Sapiens, une brève histoire de l’humanité, Yuval Noah Harari, Albin Michel

Comment ? Tu n’as pas lu Sapiens ?

Face à ce reproche répété, j’ai obtempéré aussitôt… avec un bref sentiment d’irritation, celui qui me saisit quand je me crois obligé de lire un ouvrage qui n’aurait jamais dû m’échapper. Faut-il vraiment lire tout ce que le monde lit ou a lu ?

Euh… pour une fois, je n’ai pas regretté d’avoir obéi à l’injonction !.

Cet essai de vulgarisation déjà ancien (2015) se propose d’embrasser toute l’histoire d’Homo Sapiens – en commençant… par rappeler que l’univers existe depuis 13,5 milliards d’années, que la vie sur Terre n’est apparue que depuis 3,8 milliards d’années et que le genre Sapiens est l’un des nombreux hominiens qui peuplaient notre planète. Eh oui : il y a 50 000 ans, Sapiens, Néandertaliens et Denisoviens cohabitaient encore. L’Homo floresiensis et l’Homo denisova ont eux aussi disparu.

Jusque là, la planète semblait dans un relatif état d’équilibre.

Les problèmes ont commencé avec la Révolution cognitive et ce qu’Harari appelle la Révolution agricole, il y a 10 ou 12 000 ans, quand les « fourrageurs » nomades ont commencé à se sédentariser en maîtrisant l’agriculture et l’élevage.

La thèse (séduisante, convaincante) d’Harari, c’est que « l’apparition de la fiction » a bouleversé toute la donne : Sapiens, en effet, est l’inventeur des « mythes communs », avec lesquels les humains, contrairement aux autres espèces, croient en des choses qui n’existent pas : les dieux, l’argent et… les sociétés par action – pour faire court !

Du coup, les petits groupes (familles, clans) ont pu s’élargir à des communautés plus larges : celles des nations.
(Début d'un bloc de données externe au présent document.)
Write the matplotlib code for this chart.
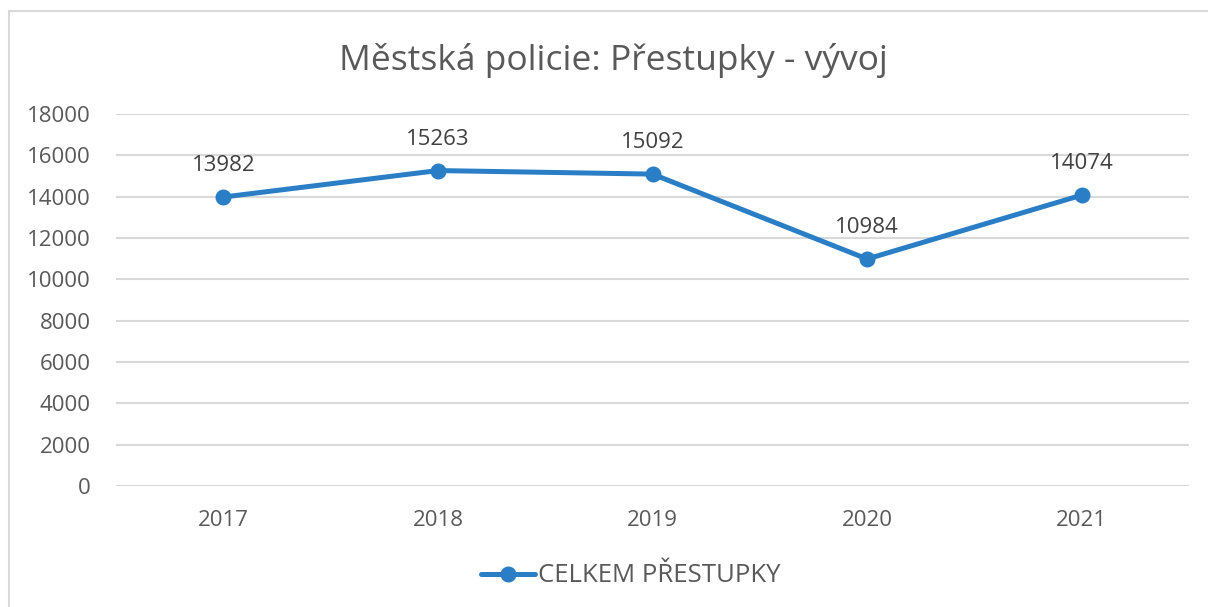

La réalité imaginaire est devenue toujours plus puissante, affirme l’auteur (p. 45)

En outre, manipuler la vie d’un petit nombre d’espèces végétales et animales (p. 101) a vite modifié (pas toujours en bien !) la morphologie et l’esprit de Sapiens, et provoqué sa rapide extension démographique. Une nouvelle et plus récente (il y a 500 ans) révolution scientifique a entraîné un processus d’évolution aveugle qui nous a conduits à la fameuse croissance et au consumérisme débridé.

 

Difficile de résumer la structure et le mode de réflexion de l’auteur d’un solide ouvrage de 500 pages. Mais affirmons que l’analyse pertinente d’Harari fait mouche : elle éclaire à la fois le processus de l’évolution rapide de Sapiens et l’aliénation des sociétés qu’il a ainsi créées. Son essai aborde de nombreux problèmes : la naissance de l’argent, la formation des empires, les religions, les pièges (fort anciens !) du crédit, l’esclavage, le racisme, le capitalisme dont le mode de fonctionnement aboutit à une impasse en ce siècle où la planète semble exsangue et où les matières premières s’épuisent.
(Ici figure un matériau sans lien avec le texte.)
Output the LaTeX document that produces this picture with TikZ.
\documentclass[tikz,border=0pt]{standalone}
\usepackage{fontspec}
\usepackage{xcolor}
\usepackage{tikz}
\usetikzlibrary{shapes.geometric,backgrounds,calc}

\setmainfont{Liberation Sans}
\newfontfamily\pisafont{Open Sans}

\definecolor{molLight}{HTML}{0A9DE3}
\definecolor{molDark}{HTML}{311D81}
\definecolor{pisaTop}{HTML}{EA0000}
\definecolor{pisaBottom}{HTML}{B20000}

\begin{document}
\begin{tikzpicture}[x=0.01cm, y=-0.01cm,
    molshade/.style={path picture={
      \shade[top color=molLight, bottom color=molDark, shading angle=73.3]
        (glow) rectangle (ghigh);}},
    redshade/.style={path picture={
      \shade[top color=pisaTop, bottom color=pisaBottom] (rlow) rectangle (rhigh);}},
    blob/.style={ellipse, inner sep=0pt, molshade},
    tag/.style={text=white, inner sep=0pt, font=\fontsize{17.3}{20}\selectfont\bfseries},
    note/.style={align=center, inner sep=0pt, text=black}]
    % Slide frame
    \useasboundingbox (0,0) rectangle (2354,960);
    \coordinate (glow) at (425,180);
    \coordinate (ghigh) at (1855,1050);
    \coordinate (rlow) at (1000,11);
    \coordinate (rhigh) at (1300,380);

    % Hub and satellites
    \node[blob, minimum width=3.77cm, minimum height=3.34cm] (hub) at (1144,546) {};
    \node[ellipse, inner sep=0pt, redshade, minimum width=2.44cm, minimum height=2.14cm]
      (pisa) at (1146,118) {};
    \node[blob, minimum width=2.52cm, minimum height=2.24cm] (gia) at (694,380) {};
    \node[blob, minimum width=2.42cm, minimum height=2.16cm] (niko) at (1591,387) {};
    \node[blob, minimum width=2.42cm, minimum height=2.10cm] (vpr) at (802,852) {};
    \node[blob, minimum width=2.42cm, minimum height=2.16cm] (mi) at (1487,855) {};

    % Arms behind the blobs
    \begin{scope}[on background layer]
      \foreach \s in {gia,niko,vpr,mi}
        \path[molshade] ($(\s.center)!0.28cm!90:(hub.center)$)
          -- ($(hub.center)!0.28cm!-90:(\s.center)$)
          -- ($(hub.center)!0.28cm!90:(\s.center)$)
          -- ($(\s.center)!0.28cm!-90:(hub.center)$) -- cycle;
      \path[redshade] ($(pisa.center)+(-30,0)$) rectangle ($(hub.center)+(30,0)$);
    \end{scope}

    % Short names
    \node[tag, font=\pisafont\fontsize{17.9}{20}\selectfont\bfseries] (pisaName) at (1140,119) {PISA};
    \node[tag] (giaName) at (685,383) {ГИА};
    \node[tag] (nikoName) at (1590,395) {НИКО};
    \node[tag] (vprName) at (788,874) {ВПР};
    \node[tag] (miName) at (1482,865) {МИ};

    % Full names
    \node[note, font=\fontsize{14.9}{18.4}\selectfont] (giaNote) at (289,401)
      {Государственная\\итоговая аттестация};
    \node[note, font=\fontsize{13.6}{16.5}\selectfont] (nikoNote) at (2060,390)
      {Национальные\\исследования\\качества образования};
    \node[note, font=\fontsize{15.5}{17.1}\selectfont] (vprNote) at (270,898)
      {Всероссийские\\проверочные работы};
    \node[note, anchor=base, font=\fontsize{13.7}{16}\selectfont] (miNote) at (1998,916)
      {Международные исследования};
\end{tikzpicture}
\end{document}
Harari s’attarde (fort pertinemment) sur le XVIe siècle, les nouvelles découvertes, les génocides humains… et animaux, dont nous commençons à peine à prendre conscience.

A contrario, il remet les pendules à l’heure en montrant, chiffres à l’appui, le recul de la violence et des meurtres, malgré les terrifiants holocaustes du XXe siècle : en l’an 2 000, la guerre causa la mort de 310 000 personnes et les crimes violents (celle) de 520 000. Or, ces 830 000 victimes ne représentent que 1,5 % des 56 millions de personnes mortes cette année-là, dont 1 260 000 victimes d’accidents de la route et 815 000 qui se sont suicidées (P. 430) !
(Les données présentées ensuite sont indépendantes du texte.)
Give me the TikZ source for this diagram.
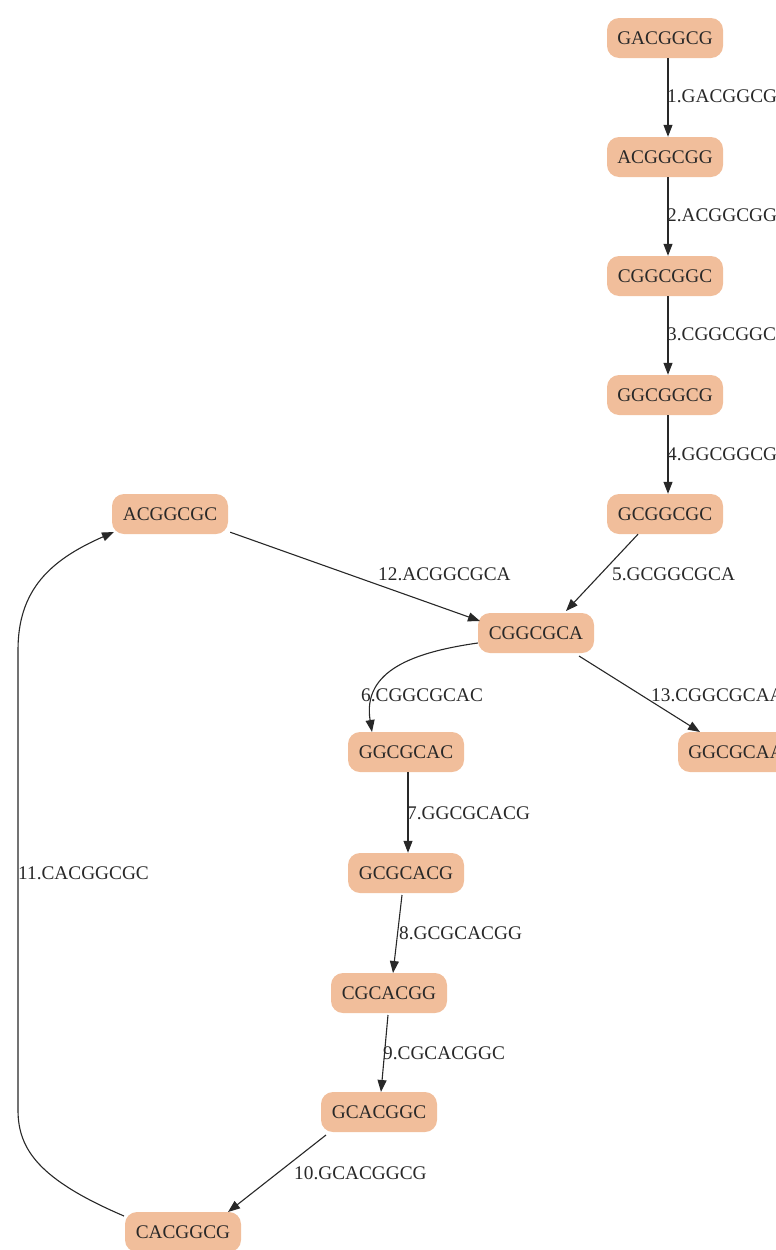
\documentclass[tikz,border=0pt]{standalone}
\usepackage{fontspec}
\setmainfont{Liberation Serif}
\usetikzlibrary{arrows.meta}
\definecolor{kmer}{RGB}{241,190,155}
\definecolor{inkgray}{RGB}{40,40,40}
\tikzset{
  kbox/.style={fill=kmer, draw=none, rounded corners=12pt, minimum width=116pt,
    minimum height=40pt, inner sep=0pt, text=inkgray, font=\fontsize{19.3}{20}\selectfont},
  edge/.style={draw=inkgray, line width=1.1pt, -{Triangle[length=12pt,width=9pt]}},
  elabel/.style={anchor=west, inner sep=0pt, text=inkgray, font=\fontsize{19.3}{20}\selectfont}
}
\begin{document}
\begin{tikzpicture}[x=1pt,y=-1pt]
\useasboundingbox (0,0) rectangle (776,1250);
% vertices of the de Bruijn path
\node[kbox] (n1)  at (665,38)   {GACGGCG};
\node[kbox] (n2)  at (665,157)  {ACGGCGG};
\node[kbox] (n3)  at (665,276)  {CGGCGGC};
\node[kbox] (n4)  at (665,395)  {GGCGGCG};
\node[kbox] (n5)  at (665,514)  {GCGGCGC};
\node[kbox] (n12) at (170,514)  {ACGGCGC};
\node[kbox] (n6)  at (536,633)  {CGGCGCA};
\node[kbox] (n7)  at (406,752)  {GGCGCAC};
\node[kbox] (n13) at (736,752)  {GGCGCAA};
\node[kbox] (n8)  at (406,873)  {GCGCACG};
\node[kbox] (n9)  at (389,993)  {CGCACGG};
\node[kbox] (n10) at (379,1112) {GCACGGC};
\node[kbox] (n11) at (183,1232) {CACGGCG};
% edges
\draw[edge] (n1.south -| 668,0) -- (n2.north -| 668,0);
\draw[edge] (n2.south -| 668,0) -- (n3.north -| 668,0);
\draw[edge] (n3.south -| 668,0) -- (n4.north -| 668,0);
\draw[edge] (n4.south -| 668,0) -- (n5.north -| 668,0);
\draw[edge] (n5.south -| 638,0) -- (566,611);
\draw[edge] (n12.south east) ++(2,-2) -- (480,621);
\draw[edge] (n6.west) ++(0,10) .. controls (415,652) and (362,670) .. (372,732);
\draw[edge] (579,656) -- (700,732);
\draw[edge] (n7.south -| 408,0) -- (n8.north -| 408,0);
\draw[edge] (402,895) -- (393,973);
\draw[edge] (388,1015) -- (381,1092);
\draw[edge] (326,1135) -- (228,1212);
\draw[edge] (124,1216) .. controls (40,1180) and (18,1150) .. (18,1110)
  -- (18,650) .. controls (18,590) and (50,560) .. (114,532);
% edge labels
\node[elabel] (l1)  at (667,96)   {1.GACGGCG};
\node[elabel] (l2)  at (667,215)  {2.ACGGCGG};
\node[elabel] (l3)  at (667,334)  {3.CGGCGGC};
\node[elabel] (l4)  at (667,454)  {4.GGCGGCG};
\node[elabel] (l5)  at (612,574)  {5.GCGGCGCA};
\node[elabel] (l12) at (378,574)  {12.ACGGCGCA};
\node[elabel] (l6)  at (361,695)  {6.CGGCGCAC};
\node[elabel] (l13) at (651,695)  {13.CGGCGCAA};
\node[elabel] (l7)  at (407,813)  {7.GGCGCACG};
\node[elabel] (l11) at (18,873)   {11.CACGGCGC};
\node[elabel] (l8)  at (399,933)  {8.GCGCACGG};
\node[elabel] (l9)  at (383,1053) {9.CGCACGGC};
\node[elabel] (l10) at (294,1173) {10.GCACGGCG};
\end{tikzpicture}
\end{document}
Il achève enfin  sa démonstration sur une série de questions, notamment celles :

  • du bonheur : le citoyen consommateur du XXIe siècle est-il plus heureux que le fourrageur d’il y a 15 000 ans ?
  • de la fin d’Homo Sapiens : jonglant désormais avec la génétique et l’informatique, il semble en mesure de se modifier lui-même, d’accroître les facultés humaines (p. 484)… Nos héritiers seront-ils pareils à des dieux ?

 

D’une lecture aisée, cet essai magistral et édifiant se dévore d’une traite, sans effort.

Son succès a poussé l’auteur à écrire une suite, qui répond (?) à la question posée en guise de conclusion : Homo Deus (sorti en 2017), dont je vous proposerai la critique… quand je l’aurai lu !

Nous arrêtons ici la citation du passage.